OBJECTIVE - Print word for word the first line of the listing below and every line after it, through the line with "-- (883,#2+107) -- (460,#2)". Leave out the pictures and the rest.

SUPPLIED MATERIAL -
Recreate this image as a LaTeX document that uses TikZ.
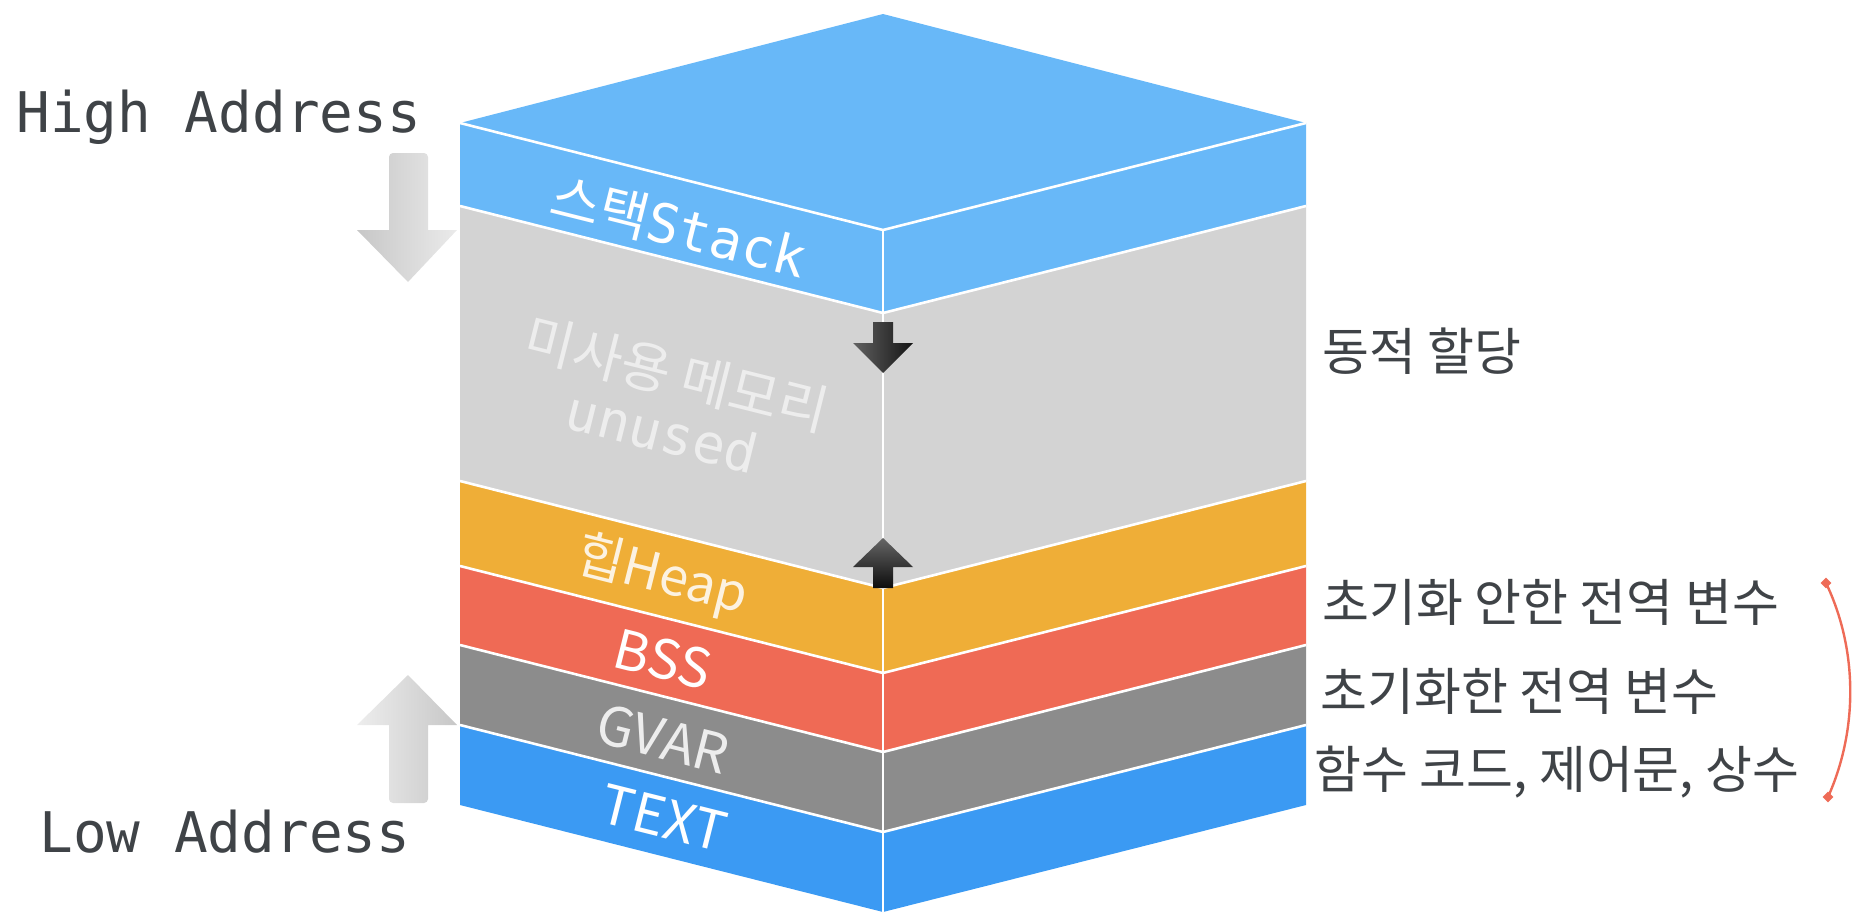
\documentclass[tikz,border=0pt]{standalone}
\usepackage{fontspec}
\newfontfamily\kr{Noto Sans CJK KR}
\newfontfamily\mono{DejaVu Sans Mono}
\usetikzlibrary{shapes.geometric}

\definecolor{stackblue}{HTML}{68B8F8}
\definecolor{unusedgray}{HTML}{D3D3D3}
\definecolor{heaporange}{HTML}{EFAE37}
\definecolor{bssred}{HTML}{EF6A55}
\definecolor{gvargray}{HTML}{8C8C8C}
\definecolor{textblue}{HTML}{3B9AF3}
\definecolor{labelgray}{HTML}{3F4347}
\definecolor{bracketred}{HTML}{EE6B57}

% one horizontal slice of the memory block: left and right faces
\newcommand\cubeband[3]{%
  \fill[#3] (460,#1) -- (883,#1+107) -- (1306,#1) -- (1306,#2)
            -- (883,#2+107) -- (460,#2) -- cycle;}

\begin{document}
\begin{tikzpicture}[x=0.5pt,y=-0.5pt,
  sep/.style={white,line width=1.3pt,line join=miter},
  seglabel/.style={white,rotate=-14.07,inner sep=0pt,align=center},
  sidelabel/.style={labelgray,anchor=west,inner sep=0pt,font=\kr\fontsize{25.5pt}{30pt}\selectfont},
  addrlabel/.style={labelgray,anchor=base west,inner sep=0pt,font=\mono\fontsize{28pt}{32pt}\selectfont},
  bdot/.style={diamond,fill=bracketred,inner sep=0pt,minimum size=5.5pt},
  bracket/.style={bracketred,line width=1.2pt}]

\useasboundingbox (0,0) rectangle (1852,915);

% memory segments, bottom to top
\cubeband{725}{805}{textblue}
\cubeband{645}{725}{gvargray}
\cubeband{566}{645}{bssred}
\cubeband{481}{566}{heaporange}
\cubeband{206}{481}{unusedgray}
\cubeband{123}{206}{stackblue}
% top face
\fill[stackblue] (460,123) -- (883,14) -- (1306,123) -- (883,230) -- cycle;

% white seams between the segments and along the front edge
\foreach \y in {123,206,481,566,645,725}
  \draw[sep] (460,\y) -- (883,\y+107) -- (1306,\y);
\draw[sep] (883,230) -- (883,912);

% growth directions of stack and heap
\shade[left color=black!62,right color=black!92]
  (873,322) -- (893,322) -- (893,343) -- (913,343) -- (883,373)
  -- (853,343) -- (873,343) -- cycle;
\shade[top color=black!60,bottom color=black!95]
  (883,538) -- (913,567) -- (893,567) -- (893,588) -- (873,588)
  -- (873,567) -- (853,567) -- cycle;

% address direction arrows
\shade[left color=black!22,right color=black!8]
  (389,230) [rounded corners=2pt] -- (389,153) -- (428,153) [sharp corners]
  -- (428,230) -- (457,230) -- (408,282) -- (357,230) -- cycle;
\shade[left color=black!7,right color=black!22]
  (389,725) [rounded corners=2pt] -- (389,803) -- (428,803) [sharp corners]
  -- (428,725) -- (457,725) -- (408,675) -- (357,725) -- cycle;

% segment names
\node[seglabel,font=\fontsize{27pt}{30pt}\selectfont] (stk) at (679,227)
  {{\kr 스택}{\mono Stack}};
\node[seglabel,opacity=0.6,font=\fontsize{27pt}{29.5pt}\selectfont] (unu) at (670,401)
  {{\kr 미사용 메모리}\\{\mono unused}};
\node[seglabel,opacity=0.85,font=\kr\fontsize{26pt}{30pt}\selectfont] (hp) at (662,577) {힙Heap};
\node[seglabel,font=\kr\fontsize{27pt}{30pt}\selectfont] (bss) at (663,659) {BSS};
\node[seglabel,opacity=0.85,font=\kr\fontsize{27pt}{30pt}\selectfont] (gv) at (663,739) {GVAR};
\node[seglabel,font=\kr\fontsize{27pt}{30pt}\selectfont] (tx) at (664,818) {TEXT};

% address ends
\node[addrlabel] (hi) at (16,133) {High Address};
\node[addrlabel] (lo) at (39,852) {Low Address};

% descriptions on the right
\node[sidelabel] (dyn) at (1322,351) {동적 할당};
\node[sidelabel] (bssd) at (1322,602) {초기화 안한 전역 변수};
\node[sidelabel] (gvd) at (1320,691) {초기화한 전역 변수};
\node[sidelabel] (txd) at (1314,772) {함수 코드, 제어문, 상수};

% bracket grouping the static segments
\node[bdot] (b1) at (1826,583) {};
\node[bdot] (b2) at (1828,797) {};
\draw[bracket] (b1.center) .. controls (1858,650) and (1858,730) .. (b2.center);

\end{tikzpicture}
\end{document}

IN RESPONSE -
Recreate this image as a LaTeX document that uses TikZ.
\documentclass[tikz,border=0pt]{standalone}
\usepackage{fontspec}
\newfontfamily\kr{Noto Sans CJK KR}
\newfontfamily\mono{DejaVu Sans Mono}
\usetikzlibrary{shapes.geometric}

\definecolor{stackblue}{HTML}{68B8F8}
\definecolor{unusedgray}{HTML}{D3D3D3}
\definecolor{heaporange}{HTML}{EFAE37}
\definecolor{bssred}{HTML}{EF6A55}
\definecolor{gvargray}{HTML}{8C8C8C}
\definecolor{textblue}{HTML}{3B9AF3}
\definecolor{labelgray}{HTML}{3F4347}
\definecolor{bracketred}{HTML}{EE6B57}

% one horizontal slice of the memory block: left and right faces
\newcommand\cubeband[3]{%
  \fill[#3] (460,#1) -- (883,#1+107) -- (1306,#1) -- (1306,#2)
            -- (883,#2+107) -- (460,#2) -- cycle;}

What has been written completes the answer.